The Labour-run authority was approved last week as a test bed for the Government's voucher scheme but Mr Lambie warned existing provision would be undermined. He admitted that only 18 per cent of children aged three to five had nursery places but blamed 20 years of control of Strathclyde.
Vouchers were a "tax windfall through the back door for the better-off parents" and the scheme was "complex, inefficient and open to abuse and fraud", Mr Lambie said. In England, the Child Benefit Agency had sent forms to all parents with four-year-old children but a third had not replied.
Mr Lambie added: "Parents had to send the application forms to a London-based management company called Capita, another Tory organisation making money that should be spent on education. The company sends the details to Her Majesty's Stationery Office in Manchester where the vouchers are printed. These are then sent back to the parents who send them back to the Stationery Office who post the vouchers back to the parents.
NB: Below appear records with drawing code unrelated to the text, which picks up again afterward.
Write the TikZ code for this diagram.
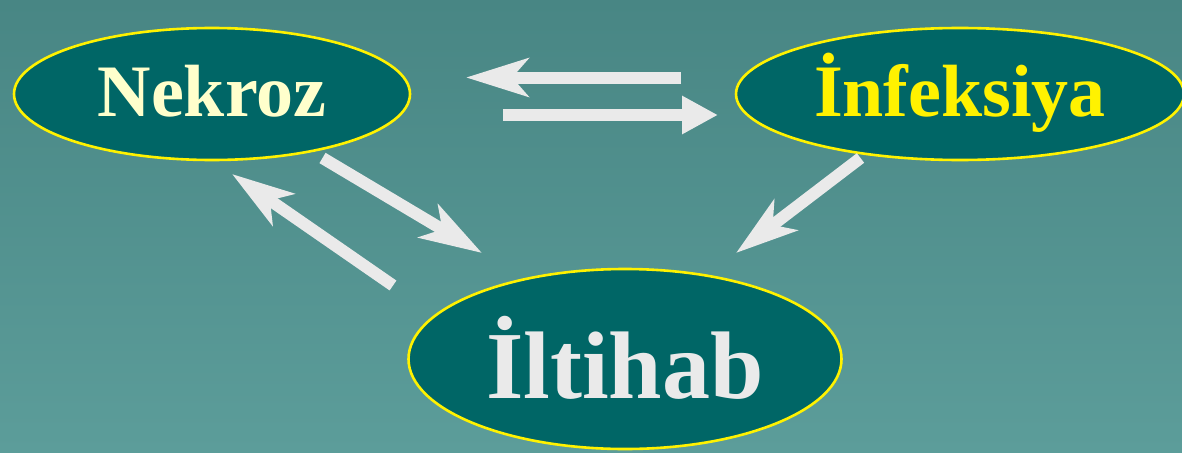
\documentclass[tikz,border=0pt]{standalone}
\usepackage{fontspec}
\setmainfont{Liberation Serif}
\usetikzlibrary{arrows.meta,shapes.geometric}

\definecolor{bgtop}{RGB}{72,134,132}
\definecolor{bgbot}{RGB}{92,157,154}
\definecolor{blobfill}{RGB}{0,102,102}
\definecolor{arrowgray}{RGB}{234,234,234}
\definecolor{cream}{RGB}{255,255,204}

\tikzset{x=1pt,y=-1pt}
\tikzset{blob/.style={ellipse,draw=yellow,line width=2.6pt,fill=blobfill,
        inner sep=0pt,font=\bfseries}}
\tikzset{flow/.style={draw=arrowgray,line width=12pt,
        -{Stealth[length=62pt,width=38pt,inset=16pt,fill=arrowgray]}}}
\tikzset{flowb/.style={draw=arrowgray,line width=12pt,
        -{Triangle[length=36pt,width=36pt,fill=arrowgray]}}}

\begin{document}
\begin{tikzpicture}
    \shade[top color=bgtop,bottom color=bgbot] (0,0) rectangle (1182,452);
    \useasboundingbox (0,0) rectangle (1182,452);

    \node[blob,minimum width=396pt,minimum height=132pt,text=cream,
          font=\fontsize{74}{74}\bfseries,text height=44pt,text depth=0pt]
          (nek) at (212,94) {Nekroz};
    \node[blob,minimum width=448pt,minimum height=132pt,text=yellow,
          font=\fontsize{74}{74}\bfseries,text height=44pt,text depth=0pt]
          (inf) at (960,94) {İnfeksiya};
    \node[blob,minimum width=433pt,minimum height=180pt,text=arrowgray,
          font=\fontsize{96}{96}\bfseries,text height=78pt,text depth=0pt]
          (ilt) at (625,359) {İltihab};

    % arrow ends
    \coordinate (a1) at (681,77.5);
    \coordinate (a2) at (466,77.5);
    \coordinate (b1) at (503,115);
    \coordinate (b2) at (718,115);
    \coordinate (c1) at (322.5,158);
    \coordinate (c2) at (482,253);
    \coordinate (d1) at (393,285.5);
    \coordinate (d2) at (232,174);
    \coordinate (e1) at (860.5,158);
    \coordinate (e2) at (736,253);

    \draw[flow] (a1) -- (a2);
    \draw[flowb] (b1) -- (b2);
    \draw[flow] (c1) -- (c2);
    \draw[flow] (d1) -- (d2);
    \draw[flow] (e1) -- (e2);
\end{tikzpicture}
\end{document}
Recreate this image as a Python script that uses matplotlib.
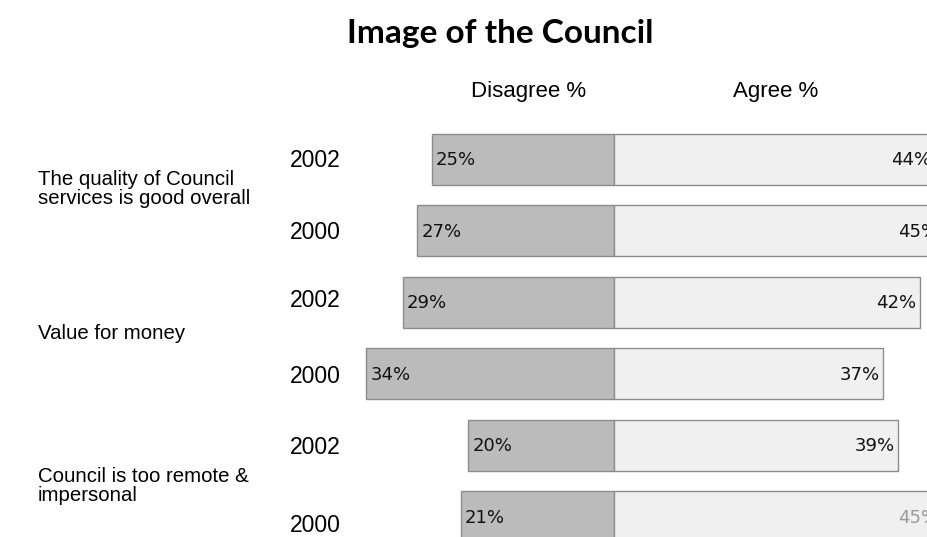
import matplotlib
matplotlib.use("Agg")
import matplotlib.pyplot as plt

# data
categories = ["The quality of Council\nservices is good overall",
              "Value for money",
              "Council is too remote &\nimpersonal"]
years = ["2002", "2000", "2002", "2000", "2002", "2000"]
disagree = [25, 27, 29, 34, 20, 21]
agree = [44, 45, 42, 37, 39, 45]

W, H = 928, 537
fig = plt.figure(figsize=(W / 100, H / 100), dpi=100)
ax = fig.add_axes([0, 0, 1, 1])

# pixel layout: zero line at x=614, 7.28 px per percent; bars every 71.5 px
px_per_pct = 7.28
x0 = 614
pitch = 71.5
y0 = 159.5
ax.set_xlim(-x0 / px_per_pct, (W - x0) / px_per_pct)
ax.set_ylim((H - y0) / pitch, -y0 / pitch)
ax.axis("off")


def px_x(p):
    return (p - x0) / px_per_pct


def px_y(p):
    return (p - y0) / pitch


rows = list(range(len(years)))
bar_h = 51 / pitch
edge = "#8c8c8c"
ax.barh(rows, [-d for d in disagree], height=bar_h, color="#bbbbbb",
        edgecolor=edge, linewidth=1)
ax.barh(rows, agree, height=bar_h, color="#f0f0f0",
        edgecolor=edge, linewidth=1)

# year labels sit a little off the bar centres in the original
year_y = [161, 233, 301, 377, 448, 525]
for i in rows:
    ax.text(-disagree[i] + 4 / px_per_pct, i + 0.01, f"{disagree[i]}%",
            ha="left", va="center", fontsize=13, color="#111111",
            family="DejaVu Sans")
    col = "#999999" if i == len(rows) - 1 else "#111111"
    ax.text(agree[i] - 3.5 / px_per_pct, i + 0.01, f"{agree[i]}%",
            ha="right", va="center", fontsize=13, color=col,
            family="DejaVu Sans")
    ax.text(px_x(290), px_y(year_y[i]), years[i], ha="left",
            va="center", fontsize=16.5, family="Liberation Sans")

cat_y = [189, 334, 486]
for k, cat in enumerate(categories):
    ax.text(px_x(38), px_y(cat_y[k]), cat, ha="left", va="center",
            fontsize=14.7, family="Liberation Sans", linespacing=1.05)

fig.text(500 / W, 1 - 33 / H, "Image of the Council", ha="center",
         va="center", fontsize=24, fontweight="bold", family="Lato")
fig.text(529 / W, 1 - 92 / H, "Disagree %", ha="center", va="center",
         fontsize=16, family="Liberation Sans")
fig.text(776 / W, 1 - 92 / H, "Agree %", ha="center", va="center",
         fontsize=16, family="Liberation Sans")

fig.savefig("out.png", dpi=100)
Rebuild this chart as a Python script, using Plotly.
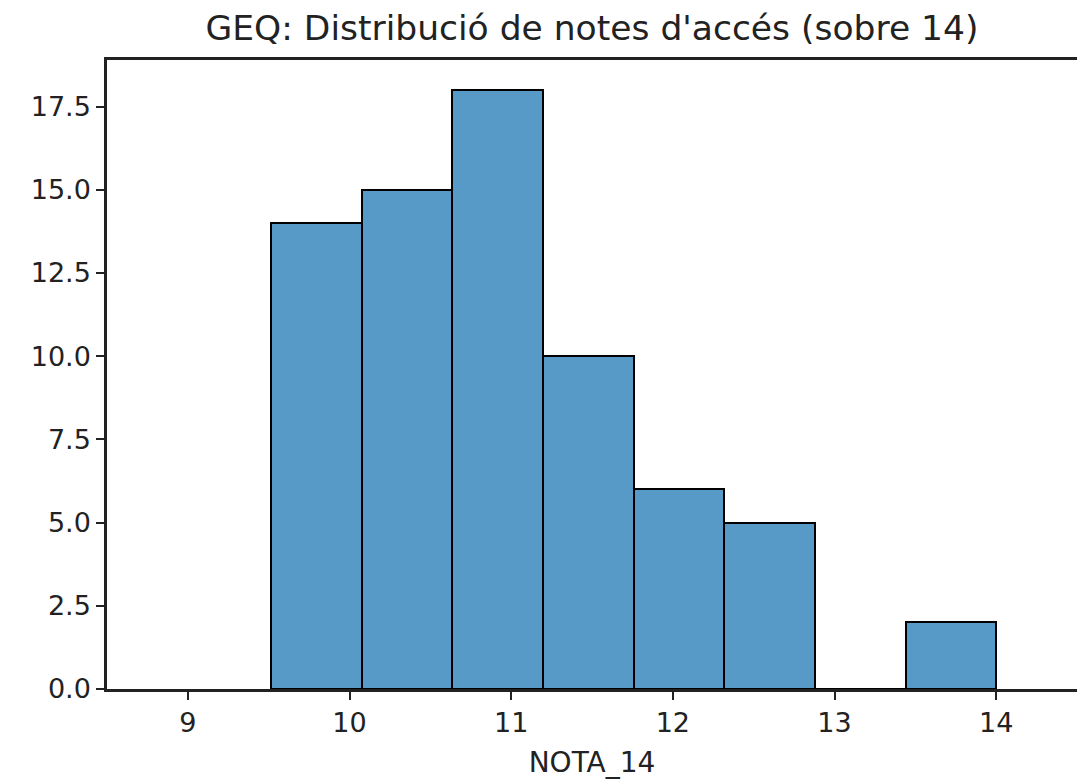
import plotly.graph_objects as go

# Histogram data
counts = [14, 15, 18, 10, 6, 5, 0, 2]
data_min = 9.516
data_max = 14.0
x_tick_vals = [9, 10, 11, 12, 13, 14]
y_tick_vals = [0, 2.5, 5, 7.5, 10, 12.5, 15, 17.5]
y_tick_text = ["0.0", "2.5", "5.0", "7.5", "10.0", "12.5", "15.0", "17.5"]

n_bins = len(counts)
bin_w = (data_max - data_min) / n_bins
centers = [data_min + (i + 0.5) * bin_w for i in range(n_bins)]

font_family = "DejaVu Sans"

fig = go.Figure(go.Bar(
    x=centers, y=counts, width=[bin_w] * n_bins,
    marker=dict(color="rgba(31,119,180,0.75)", line=dict(color="black", width=2)),
))

fig.update_layout(
    width=1077, height=782,
    margin=dict(l=107, r=0, t=60, b=93),
    paper_bgcolor="white", plot_bgcolor="white",
    showlegend=False,
    bargap=0,
    font=dict(family=font_family, color="#222222"),
    title=dict(text="GEQ: Distribució de notes d'accés (sobre 14)",
               x=(107 + 1077) / 2 / 1077, xanchor="center",
               y=1 - 28 / 782, yanchor="middle", yref="container",
               font=dict(size=34.5, family=font_family, color="#222222")),
    xaxis=dict(range=[8.5, 14.5], tickvals=x_tick_vals,
               ticks="outside", ticklen=8, tickwidth=2, tickcolor="#222222",
               showline=True, linecolor="#222222", linewidth=2.5, mirror=True,
               showgrid=False, zeroline=False,
               tickfont=dict(size=27),
               title=dict(text="NOTA_14", font=dict(size=28), standoff=16)),
    yaxis=dict(range=[0, 18.9], tickvals=y_tick_vals, ticktext=y_tick_text,
               ticks="outside", ticklen=8, tickwidth=2, tickcolor="#222222",
               showline=True, linecolor="#222222", linewidth=2.5,
               showgrid=False, zeroline=False,
               tickfont=dict(size=27)),
)

fig.write_html("out.html",
               config={"displayModeBar": False},
               post_script="document.body.style.margin='0';document.body.style.overflow='hidden';")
"The parents then give them to the school. The schools give them to the local education authority which sends them back to Capita. Capita sends them to the parents and the parents give them to the school and the school gives them to the education authority before they get their money."
Administration of each voucher worth pound;1,100 would cost pound;290.
Sandra Osbourne, prospective parliamentary candidate for Ayr, said a shortage of nursery places in her constituency had been a concern but 500 new places were being provided in South Ayrshire without "a nursery voucher in sight" by using spare capacity in schools.
Pat Kelly, Stirling, called for nursery education to be declared a statutory responsibility.